Anna Loro: «L’arpa, passione senza fine»
Ha incantato tutti quando ha suonato l’arpa a Bolzano il 30 marzo, con l’orchestra Haydn diretta da Yves Abel, nel concerto andato in onda su Rai Südtirol. Anna Loro, arpista che insegna al conservatorio di Brescia, è talento riconosciuto a livello internazionale. Tra i tanti concerti in tutto il mondo, ha suonato con direttori come Lorin Maazel, George Petre, Luciano Berio, Salvatore Accardo, Alain Lombard.
Anna Loro, perché ha scelto l’arpa?
«E’ lo strumento più antico del mondo, eppure è ancora poco conosciuto. Chi ne ascolta il suono per la prima volta resta sbalordito: ma come fanno ad uscire timbri così particolari, si chiede. Impossibile non restarne affascinati».

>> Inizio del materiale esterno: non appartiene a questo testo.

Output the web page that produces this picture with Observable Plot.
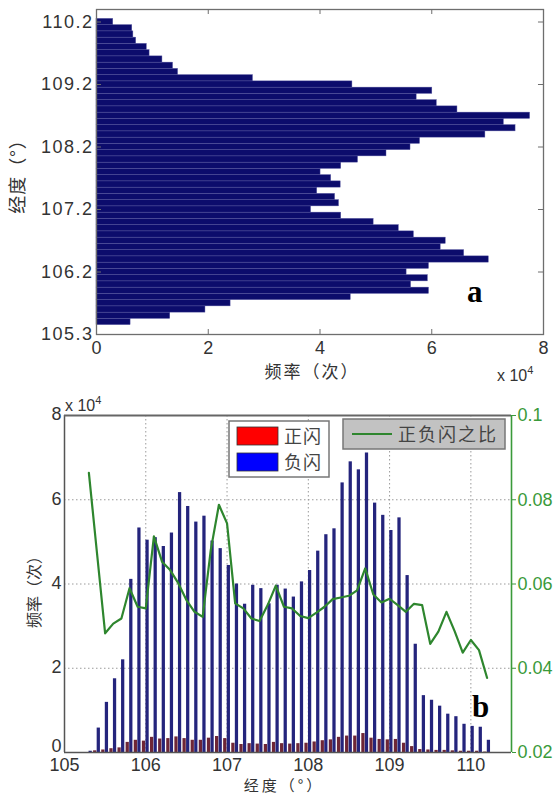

Come si destreggia tra 47 corde e sette pedali?
«Per prima cosa, servono insegnanti bravi. Se pedale e corda non sono in sincronia, altro che suono, si sente un rumoraccio e basta».
Quando è iniziata la sua passione per l’arpa?
«Avevo dieci anni, mi hanno portato di peso in conservatorio per un saggio di mio fratello, flautista. Quella stessa sera si è esibita la classe di arpa. Ho sentito il suono e me ne sono innamorata. Tre anni dopo ho detto a mio padre che avrei fatto l’arpista. E non me ne sono mai pentita».
E negli anni successivi?
«La sensazione è sempre la stessa. Il suono dell’arpa mi richiama, mi coinvolge ogni volta, mi attira di nuovo. Come qualcuno che ti viene a cercare e poi torna ancora, a cercarti».
Lei suona e insegna da molti anni. Porta sempre con sé l’arpa?
«Sì, tutte le volte che posso e almeno in Italia. Carico i quarantacinque 45 chili di arpa sulla mia auto e parto. Ogni volta c’è il rischio che possa graffiarsi, cadere, rompersi. Ma almeno suono sul mio strumento».
E in giro per il mondo?
«In America Latina e in Europa, no, non la porto. Sarebbe troppo complicato. Ma in Italia, l’arpa viaggia sempre con me. Come a Bolzano qualche settimana fa».
La sua arpa quanti anni ha?
«Più di sedici. Ha raggiunto la maturità, soprattutto per la stagionatura del legno. Ed è italiana».
Come vive la chiusura delle sale da concerto?
«Ha messo a dura prova il mio studio. Uno strumento si studia sempre e io continuo a farlo. Ma non è la stessa cosa farlo senza avere in programma un concerto, una data».